Diyetisyen Sezen Çetinkaya, Ramazan ayında beslenmeye dikkat edilmesi konusunda uyarılarda bulundu.
Diyetisyen Sezen Çetinkaya, "Uzun bir süredir ramazan ayının yaz aylarına denk gelmesi , çocukluğumuzda yaşadığımız ramazan kavramını biraz daha farklılaştırıyor. Kış aylarının kısa, serin günlerinde tutulan ve saat 18:00 de biten oruç şimdilerde yerini sıcak yaz günlerinde ve saat 20:45 lere kadar sürdüren bir döneme girdi. Bu durum sağlık problemi olanlar için daha yüksek risk teşkil ediyor. Sağlıklı bireyler için ise dini boyutunun yanında oruç, metabolizmanın yenilenmesi , yeme saatlerinin değiştirilmesi ile vücudun şaşırtılması ve detoks için harika bir fırsat. Tutabilen herkesin bu dönemi verimli geçirmesini öneriyoruz. Tabi oruç tutalım derken de vücudu yormak, aç ve susuz bırakmak, yetersiz uyumak gibi yapılan hatalı davranışlar direncinizi düşürerek kolay hastalanmanıza ve bu dönemi verimsiz geçirmenize neden olacaktır" dedi.

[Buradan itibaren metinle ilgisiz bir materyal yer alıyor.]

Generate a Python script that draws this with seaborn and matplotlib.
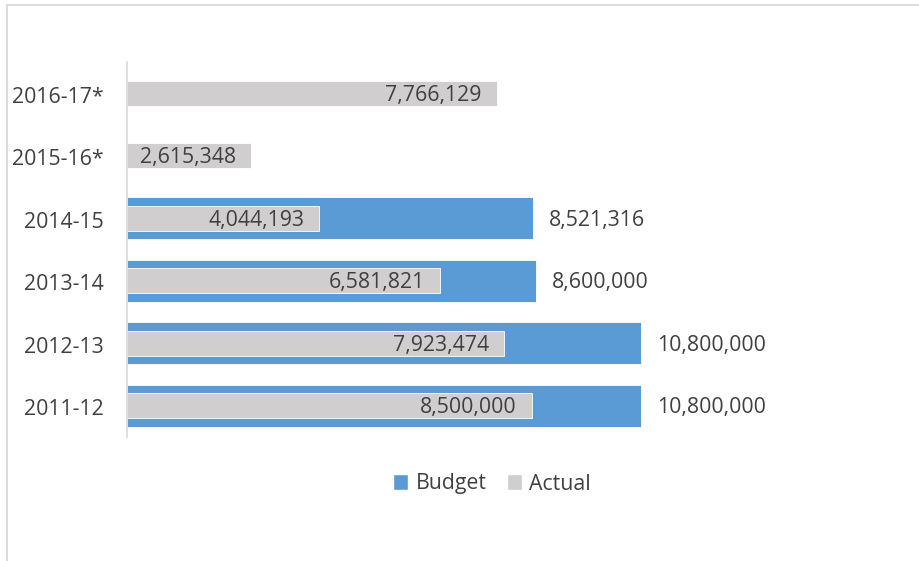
import matplotlib
matplotlib.use("Agg")
import matplotlib.pyplot as plt
from matplotlib.patches import Patch
from matplotlib.lines import Line2D
from matplotlib.transforms import offset_copy
import numpy as np
import pandas as pd
import seaborn as sns

years = ["2016-17*", "2015-16*", "2014-15", "2013-14", "2012-13", "2011-12"]
budget = [np.nan, np.nan, 8521316, 8600000, 10800000, 10800000]
actual = [7766129, 2615348, 4044193, 6581821, 7923474, 8500000]

BLUE = "#5B9BD5"
GRAY = "#D0CECE"
TEXT = "#404040"

sns.set_theme(style="white")
plt.rcParams["font.family"] = ["Open Sans", "DejaVu Sans"]
FS = 15.3

df = pd.DataFrame({"year": years, "Budget": budget, "Actual": actual})

fig = plt.figure(figsize=(9.19, 5.61), dpi=100)
W, H = 919, 561
ax = fig.add_axes([127 / W, 1 - 437 / H, (900 - 127) / W, (437 - 62) / H])

sns.barplot(data=df, x="Budget", y="year", order=years, orient="h", color=BLUE,
            width=0.67, saturation=1, edgecolor="white", linewidth=0.6, ax=ax)
sns.barplot(data=df, x="Actual", y="year", order=years, orient="h", color=GRAY,
            width=0.40, saturation=1, edgecolor="white", linewidth=0.6, ax=ax)

ax.set_xlim(0, (900 - 127) / 514 * 10800000)
ax.set_ylim(5.5, -0.5)
ax.set_xlabel("")
ax.set_ylabel("")
ax.set_xticks([])
ax.tick_params(axis="y", length=0, pad=17, labelsize=FS, labelcolor=TEXT)
for lbl in ax.get_yticklabels():
    lbl.set_transform(offset_copy(lbl.get_transform(), fig=fig, x=0, y=-1.5, units="dots"))
for s in ["top", "right", "bottom"]:
    ax.spines[s].set_visible(False)
ax.spines["left"].set_color("#D9D9D9")
ax.spines["left"].set_linewidth(1.2)

px = ax.get_xlim()[1] / (900 - 127)
shift = offset_copy(ax.transData, fig=fig, x=0, y=-2, units="dots")
for i, (b, a) in enumerate(zip(budget, actual)):
    ax.text(a - 15 * px, i, f"{a:,.0f}", ha="right", va="center",
            fontsize=FS, color=TEXT, transform=shift)
    if not np.isnan(b):
        ax.text(b + 16 * px, i, f"{b:,.0f}", ha="left", va="center",
                fontsize=FS, color=TEXT, transform=shift)

handles = [Patch(facecolor=BLUE, label="Budget"), Patch(facecolor=GRAY, label="Actual")]
fig.legend(handles=handles, loc="center", bbox_to_anchor=(492 / W, 1 - 484 / H),
           ncol=2, frameon=False, fontsize=FS, labelcolor=TEXT,
           handlelength=0.72, handleheight=0.72, handletextpad=0.35,
           columnspacing=0.95)

# chart frame
fig.add_artist(Line2D([7 / W, 1.0], [1 - 5 / H, 1 - 5 / H], color="#D9D9D9", lw=1.3))
fig.add_artist(Line2D([7 / W, 7 / W], [1 - 5 / H, 0.0], color="#D9D9D9", lw=1.3))

fig.savefig("out.png", dpi=100, facecolor="white")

Ramazan döneminde en çok karşılaşılan problemlerin kabızlık ve susuzluk olduğunu ifade eden Çetinkaya, "Kısır döngü gibi birbirini tetikleyen iki unsur. Neyse ki yaz mevsimde bize sunulan kiraz, erik, karpuz, kavun, kayısı, yenidünya gibi su içeriği ve posa içeriği yüksek meyveler bizi bu durumdan kurtarıyor. Porsiyonlarını aşmamak şartı ile sahur sofralarınız da ve ara öğününüz de mutlaka bulundurunuz. Bunun yanında su tüketiminizi de arttırın. İftardan sahura kadar olan saat aralığında azar azar sık sık su tüketmelisiniz. Mideyi dinlendiren, ıhlamur, nane, rezene, papatya gibi bitki çayları, komposto, gibi içecekler içmelisiniz. Yine sahurda ayran ve kefir tüketmek de hem doyurucu hem de sıvı alımına yardımcı olacaktır. Bir diğer problem gün içerisinde yaşanılan ciddi baş ağrıları ve açlık. sahur saatinden kaynaklanan uyku saati değişiklikleri ve sağlıksız beslenme nedeni ile sağlıklı kişilerde yoğun baş ağrıları, migren hastalarında ise ciddi migren atakları ile karşılaşılmaktadır. Uzun süre açlık yaşanması nedeniyle kan basıncın değişmesi, akşam saatlerine doğru kan şekeri düşüklüğü vücudun gösterdiği reaksiyonlar arasındadır. Özellikle sahur saatinde, kaliteli proteinleri tüketmeniz size uzun süre tokluk sağlayacaktır. Sadece sebze yemekleri ve çorba veya su içip uyumak yerine yumurta, peynir, badem, ceviz gibi besinleri tüketmelisiniz" diye konuştu.
İftar saatinde aşırı yememeye dikkat edilmesi gerektiğini kaydeden Çetinkaya, "Gidilen davetler, iftar programları sebebi ile yemek çeşitleri, tatlılar, meyveler, çaylar derken uzun süre açlık çekmiş mideye eziyet etmenin size bir faydası olmayacaktır. Tam tersi hazımsızlık, kabızlık, kramp gibi ciddi sindirim problemleri yaşamanıza sebep olacaktır. Yine yoğun baş ağrıları çekmenize de sebep olacaktır. Orucunuzu mutlaka öncelikle oda ısısında bekletilmiş bir su içerek açın. Buz gibi sıvılar ve asitli içeceklerden uzun durun. İftariyelik olarak nitelendirilen ( hurma, peynir, zeytin, pastırma) dan tadımlık pideyle yedikten sonra ,hafif bir yemek olan çorbayı 1 kase yavaş yavaş tüketin. Ardından 10 dk gibi kısa bir süre ara verip. Zeytinyağlı bir sebze yemeği, salata, yoğurt ve 1-2 dilim ekmek ile yemeğinizi sonlandırabilirsiniz. Aşırı yağlı, kızartma, ağır et yemekleri, yoğun baharatlı, acılı, tuzlu yemeklerden uzak durunuz. Yine iftar ve sahur arasına ekleyeceğiniz ara öğünler önemlidir. Bu sayede yeterli ve dengeli beslenmeniz için gün içerisinde almanız gereken besin guruplarını 2 öğüne sıkıştırmamış olacaksınız. Böylece birden, fazla miktarda yemenizin de önüne geçmiş olacaksınız." ifadelerini kullandı.